Nous entrons ce dimanche dans le dernier de l’année liturgique ; le dimanche où nous célébrons Notre Seigneur Jésus-Christ Roi de l’Univers. Nous avons de quoi être surpris par le nom d’une telle fête. Célébrer le Christ comme le Roi de l’Univers nous paraît antithétique au regard de sa vie donnée par amour. L’Évangile lu dimanche après dimanche nous permet de contempler le visage du Christ, un visage de miséricorde, attentif aux plus petits, enseignant que le chemin pour le suivre passe par le service. Alors, le « Roi de l’Univers » c’est un qualificatif qui est loin de lui ressembler. C’est d’autant plus vrai, lorsque nous lisons dans la première lecture qu’il est le « le
prince des rois de la terre ».
Pouvoir
Comment un prince terrestre pourrait bien être un « Roi de l’Univers » ? Et également lorsqu’il renvoie Pilate dans ses propres certitudes à propos de sa royauté. Nous comprenons donc sans mal que nos catégories humaines en termes de pouvoir, de règne sont mises à mal par Jésus. Cette fête vient une fois de plus nous interroger sur la manière dont nous souhaitons servir et bâtir le Royaume de Dieu. Est-ce à la manière de Pilate avec l’armée, la puissance et la force ou à la manière de Jésus qui déplace le pouvoir du « faire à l’être » ? La finale de l’Évangile de ce dimanche nous le dit bien « Moi, je suis né, je suis venu dans le monde pour ceci : rendre témoignage à la vérité. Quiconque appartient à la vérité écoute ma voix ». Nous sommes tellement habitués à nous agiter pour faire notre devoir d’état que nous en oublions souvent notre filiation divine.

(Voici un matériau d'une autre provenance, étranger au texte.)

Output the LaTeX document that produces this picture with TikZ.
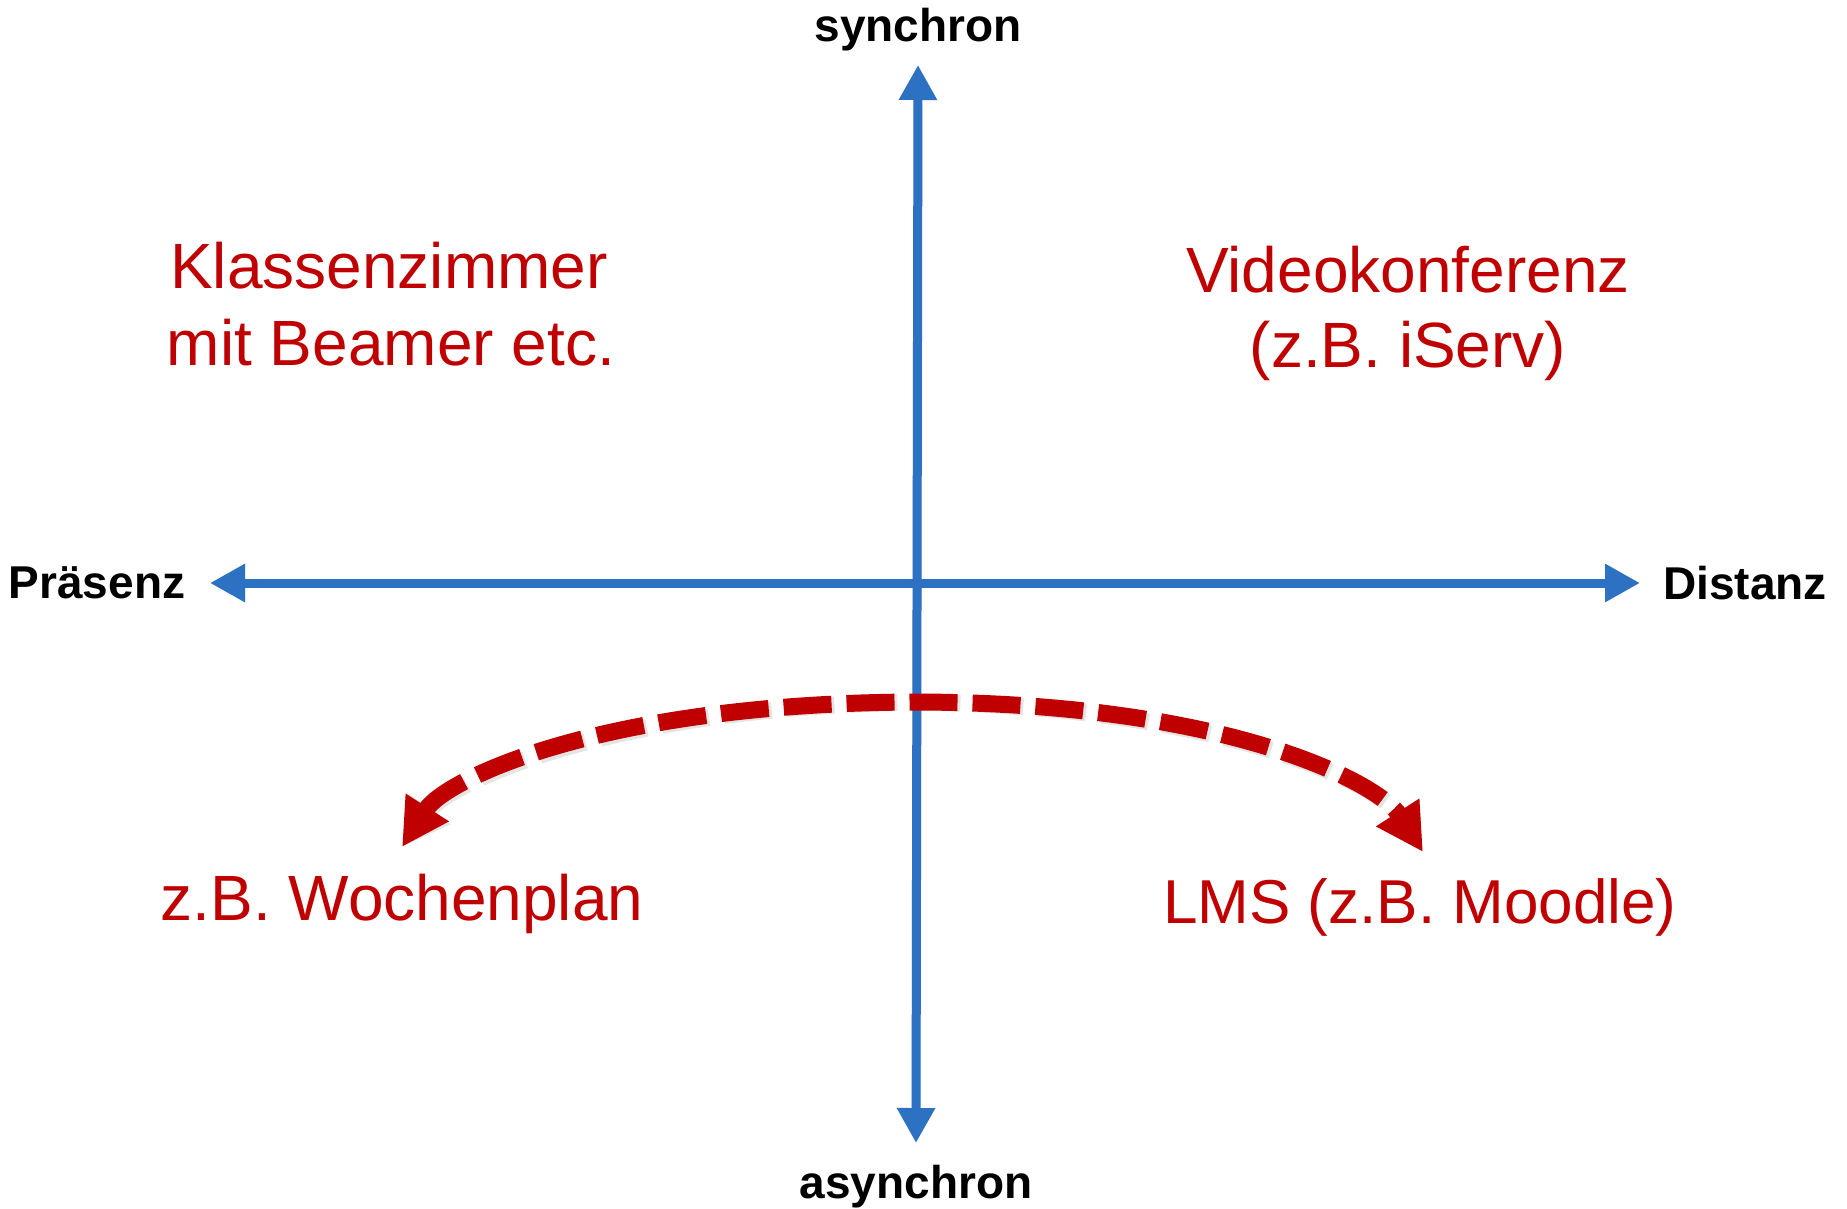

Par notre baptême, nous sommes configurés au Père et envoyés par le Fils grâce au don de l’Esprit, en mission au cœur de ce monde. Cette mission est d’annoncer la vérité qui nous vient du Père et dont l’Évangile nous donne une révélation concrète. La vérité du Père c’est le Fils ; don de Dieu par amour aux femmes et aux hommes de ce temps. Il nous faut donc appartenir au Père si nous voulons mettre devenir des disciples-missionnaires du Christ en nous mettant à son école et à son écoute. Cette invitation à suivre le Christ de plus près nous est faite de manière plus spécifique aujourd’hui alors que nous réfléchissons à sa Royauté. C’est en continu que le Christ s’adresse à chacun d’entre nous et nous dit « si tu veux, suis-moi », « si tu veux prends ma suite, marche derrière moi et deviens mon frère et le frère de chacun ».
Révolution
Voilà la révolution du christianisme à laquelle nous sommes appelés : vivre de la fraternité du Christ et par là partager son règne. Le règne de Dieu c’est apporter le feu de l’amour sur la terre, un feu qui brûle en nos cœurs et en même temps notre incapacité à aimer. C’est cela le pêché qui nous blesse et parfois nous empêche d’aller avec allégresse vers le Seigneur. Ce pêché que le Christ a pris avec lui sur la croix qui nous fait saisir que son amour réconcilie et transfigure nos manques d’amour. L’amour de Dieu est créateur. C’est le moteur premier de la création. Il nous a créé pour partager son amour et nous le savons bien l’amour se démultiplie s’il est partagé. Nous avons donc à prendre soin de cette création comme nous prenons soin de l’amour. Cet amour qui nous fait entrer dans une dépossession de nous-même, dans l’acceptation que l’autre n’est pas l’image que je me fais de lui. Aimer c’est reconnaître l’impératif de ne pas juger l’autre, de ne pas mettre la main sur lui. Il ne nous appartient pas et nous ne lui appartenons pas mais nous engageons à prendre soin de cet autre qui a du prix à nos yeux. Là est le trésor de celui qui est témoin de la vérité à la suite de Christ, à la suite de Celui qui a donné sa vie afin que nous l’ayons en plénitude, en abondance.
Demandons donc au Seigneur la grâce d’aimer davantage pour devenir jour après jour sa ressemblance et entrer avec dynamisme et enthousiasme dans son Royaume qui est déjà là et pas encore là.